Another part of the discussion was about the general lack of interpretability with machine learning. The discussion drifted a bit in the direction of distribution shift where model interpretability would not only help you detect but actually understand the distribution shift.
Despite the clash in mindsets, the discussion was very friendly. I don’t think I convinced anyone to try out machine learning, but it was great food for thought for me and hopefully for the others as well.
Lessons Learned
Not many people realize how caught up they are in their current modeling mindsets. Me included, at least at the time. I’m trying to be more conscious now about the assumptions I make and have an overview of other modeling mindsets or cultures out there.
The differences in mindset are truly cultural. This time around I understand the arguments are not to be interpreted as stand-alone but embedded in the modeling mindset or culture they are coming from.
Interpretability is a major aspect for many modelers. I see this today with practitioners using machine learning to solve their problems. While interpretability isn’t “solved” for machine learning, we have made huge steps and have many tools at our disposal. See my book Interpretable Machine Learning.
Just a quick note.
Being a classically trained statistician, I am always surprised that people claim ML is newish. Most statistical methods for prediction were well known by the time of Leo's text (it was assigned reading when it came out in my first year of PhD Math Stat work in 2001, and I do not remember anyone finding it controversial or even that novel. Although post graduation in 2006 it did seem to have a much bigger impact on the applied stats/biostats communities at my next department causing a rather big debates about who was a 'real ' statisticain vs just a computer scientist. I was rather confused to say the least.)

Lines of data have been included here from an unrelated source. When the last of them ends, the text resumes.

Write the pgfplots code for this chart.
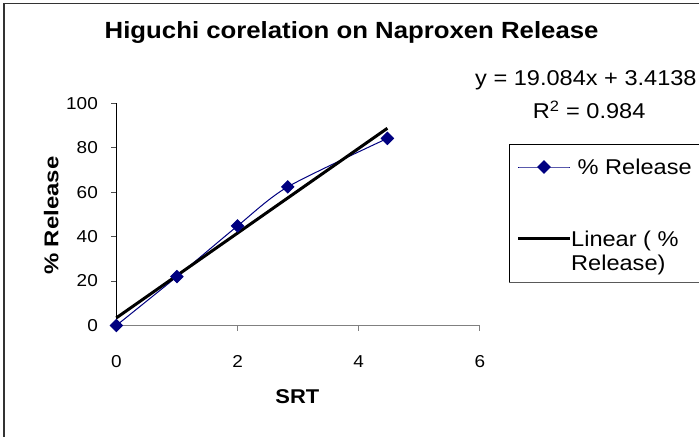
\documentclass[border=0pt]{standalone}
\usepackage{pgfplots}
\pgfplotsset{compat=1.18}
\usepackage{fontspec}
\setmainfont{Liberation Sans}[FakeStretch=1.1]
\newfontfamily\ylabfont{Liberation Sans}[FakeStretch=1.2]
\definecolor{navy}{RGB}{0,0,128}
\definecolor{axgray}{RGB}{128,128,128}
\newcommand{\tickfont}{\fontsize{17.3}{19.5}\selectfont}
\begin{document}
\begin{tikzpicture}
\begin{axis}[
  scale only axis,
  width=363.7bp, height=222.2bp,
  at={(116.3bp,111.5bp)}, anchor=south west,
  xmin=0, xmax=6, ymin=0, ymax=100,
  xtick={0,2,4,6}, ytick={0,20,40,60,80,100},
  axis x line*=bottom, axis y line*=left,
  x axis line style={axgray, line width=1bp},
  y axis line style={black, line width=1bp},
  xtick style={axgray, line width=1bp},
  ytick style={black!70, line width=1bp},
  tick align=outside, major tick length=5bp,
  /pgf/number format/assume math mode=true,
  tick label style={font=\tickfont},
  xticklabel style={inner sep=0pt, anchor=north, yshift=-24.5bp},
  yticklabel style={inner sep=0pt, anchor=east, xshift=-13.3bp},
  title={Higuchi corelation on Naproxen Release},
  title style={at={(axis description cs:0.647,1.265)}, anchor=base, inner sep=0pt,
    font=\fontsize{23.5}{26}\selectfont\bfseries},
  xlabel={SRT},
  xlabel style={at={(axis description cs:0.4977,-0.3506)}, anchor=base, inner sep=0pt,
    font=\fontsize{20}{23}\selectfont\bfseries},
  ylabel={\% Release},
  ylabel style={at={(axis description cs:-0.1595,0.494)}, anchor=base, inner sep=0pt,
    font=\ylabfont\fontsize{20}{23}\selectfont\bfseries},
  clip=false,
  legend image code/.code={\draw[mark repeat=2,mark phase=2,#1] plot coordinates {(0bp,0bp) (25.6bp,0bp) (51.3bp,0bp)};},
  legend style={at={(axis description cs:1.1009,0.9617)}, anchor=north west,
    draw=none, fill=none, inner xsep=0pt, inner ysep=0pt,
    column sep=0bp, row sep=8.5bp,
    nodes={inner sep=0pt, text depth={}, text height={}},
    font=\fontsize{21.5}{24.5}\selectfont},
  legend cell align=left,
]
\addplot[navy, line width=1bp, smooth, tension=0.45,
  mark=square*, mark size=4.3bp, mark options={rotate=45, fill=navy, draw=navy, solid}]
  coordinates {(0,0) (1,22) (2,44.8) (2.828,62.4) (4.472,84.2)};
\addlegendentry{\raisebox{0pt}[62.7bp][47.3bp]{\ \% Release}}
\addplot[black, line width=3bp] coordinates {(0,3.4138) (4.472,88.76)};
\addlegendentry{\raisebox{0pt}[15.5bp][0pt]{Linear ( \%}}
\addlegendimage{empty legend}
\addlegendentry{\raisebox{0pt}[15.5bp][0pt]{Release)}}
\end{axis}
\node[anchor=base west, inner sep=0pt, font=\fontsize{21.5}{24}\selectfont] at (475bp,351.3bp) {y = 19.084x + 3.4138};
\node[anchor=base west, inner sep=0pt, font=\fontsize{21.5}{24}\selectfont] at (532.7bp,318bp) {R\textsuperscript{2} = 0.984};
\draw[black, line width=1bp] (720bp,292.7bp) -- (509.3bp,292.7bp) -- (509.3bp,154.3bp);
\draw[black!65, line width=1.5bp] (509.3bp,154.3bp) -- (720bp,154.3bp);
\draw[black!80, line width=1.6bp] (3.7bp,-10bp) -- (3.7bp,433.5bp) -- (720bp,433.5bp);
\pgfresetboundingbox
\path[use as bounding box] (0,0) rectangle (699bp,437bp);
\end{tikzpicture}
\end{document}
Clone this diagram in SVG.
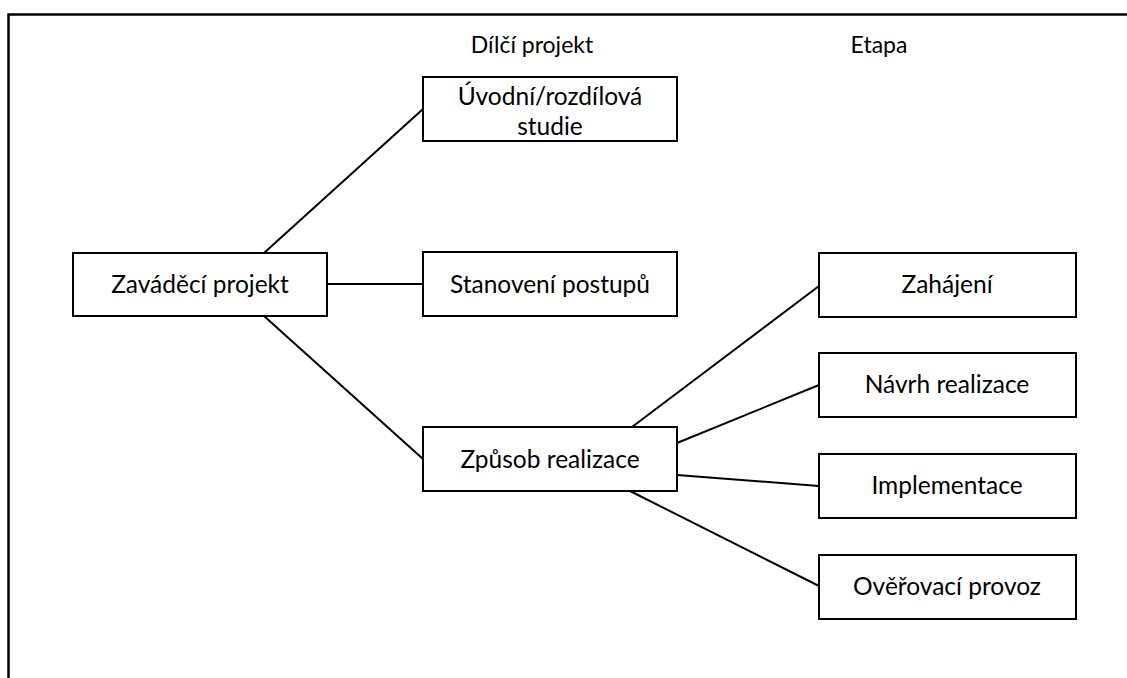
<svg xmlns="http://www.w3.org/2000/svg" width="1127" height="678" viewBox="0 0 1127 678">
<style>
.box{fill:#fff;stroke:#000;stroke-width:2}
.t{font-family:Lato,"Open Sans","Liberation Sans",sans-serif;font-size:24.5px;fill:#000;text-anchor:middle}
.h{font-family:Lato,"Open Sans","Liberation Sans",sans-serif;font-size:23px;fill:#000;text-anchor:middle}
.c{stroke:#000;stroke-width:2;fill:none}
</style>
<rect width="1127" height="678" fill="#fff"/>
<path d="M8.5,678 V14.5 H1127" fill="none" stroke="#000" stroke-width="2.5"/>
<text class="h" x="532" y="53">Dílčí projekt</text>
<text class="h" x="879" y="53">Etapa</text>
<g id="connectors">
<line class="c" x1="264" y1="253" x2="423" y2="109"/>
<line class="c" x1="327" y1="284" x2="423" y2="284"/>
<line class="c" x1="264" y1="316" x2="423" y2="459"/>
<line class="c" x1="632" y1="427" x2="819" y2="286"/>
<line class="c" x1="677" y1="443" x2="819" y2="385"/>
<line class="c" x1="677" y1="475" x2="819" y2="486"/>
<line class="c" x1="630" y1="491" x2="819" y2="586"/>
</g>
<g id="n-zavadeci"><rect class="box" x="73" y="253" width="254" height="63"/><text class="t" x="200" y="293">Zaváděcí projekt</text></g>
<g id="n-uvodni"><rect class="box" x="423" y="77" width="254" height="64"/><text class="t" x="550" y="105">Úvodní/rozdílová</text><text class="t" x="550" y="135">studie</text></g>
<g id="n-stanoveni"><rect class="box" x="423" y="252" width="254" height="64"/><text class="t" x="550" y="293">Stanovení postupů</text></g>
<g id="n-zpusob"><rect class="box" x="423" y="427" width="254" height="64"/><text class="t" x="550" y="468">Způsob realizace</text></g>
<g id="n-zahajeni"><rect class="box" x="819" y="253" width="257" height="64"/><text class="t" x="947" y="293">Zahájení</text></g>
<g id="n-navrh"><rect class="box" x="819" y="353" width="257" height="64"/><text class="t" x="947" y="393">Návrh realizace</text></g>
<g id="n-implementace"><rect class="box" x="819" y="454" width="257" height="64"/><text class="t" x="947" y="494">Implementace</text></g>
<g id="n-overovaci"><rect class="box" x="819" y="555" width="257" height="64"/><text class="t" x="947" y="595">Ověřovací provoz</text></g>
</svg>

McLachlan's wonderful book on discriminant analysis and statistical pattern recognition is my personal go to for all the methods pre 1992, with elements of statistical learning filling in the gap up to 2010'ish. Now I tend to use the two new ProbML books by Murphy. Of particular importantance are the classical works for Atchison and Dunsmore on statistical prediction from the 70's and the related work on density estimation by Silverman. (Oh shoot almost forgot Brian Ripley's texts, which I was actually trained in grad school out of in early 2000's!!! We just tended to call these subjects multivariate statistics for some reason...)
I guess in general I do not think that statiaticains ignored the problems in ML, there was just more money in inference for clinical trials, basic science, and economics focused understanding why something happened at the time. (vs being able to predict the future.... As in ML or pattern recognition.) Also bigish data sets removed much of the need theoretical foundations at the time period of mid 2000's which opened the door for ignoring the efficient use of observations, considerably lowering the theoretical threshold for entering into the pattern recognition games.
Part of the problem is that there has been a radical renaming of algorithms in ML... As an example if I am talking to someone in math stats I will typically use the language of empirical processes where for ML I will use language of PAC learning. Or maximum Likelihood estimates of discriminate functions(stats) or Bayesian classification methods(ML).
Larry Wasserman's all of statistics has a good break down of the break down in communication between stats and CS people.
Anyway enjoyed your article! Thank you.
Great piece, matches my exp with statisticians very closely (and by background I am one ;-)
- I totally agree with them on the need for interpretability, but their go-to example is logistic regression: how exactly is fixing all variables except for one realistic?
- my personal rabbit hole: I started checking how many papers in stats / econometrics report performance on training set ONLY. Maybe I have sample selection problem, but I walked away horrified.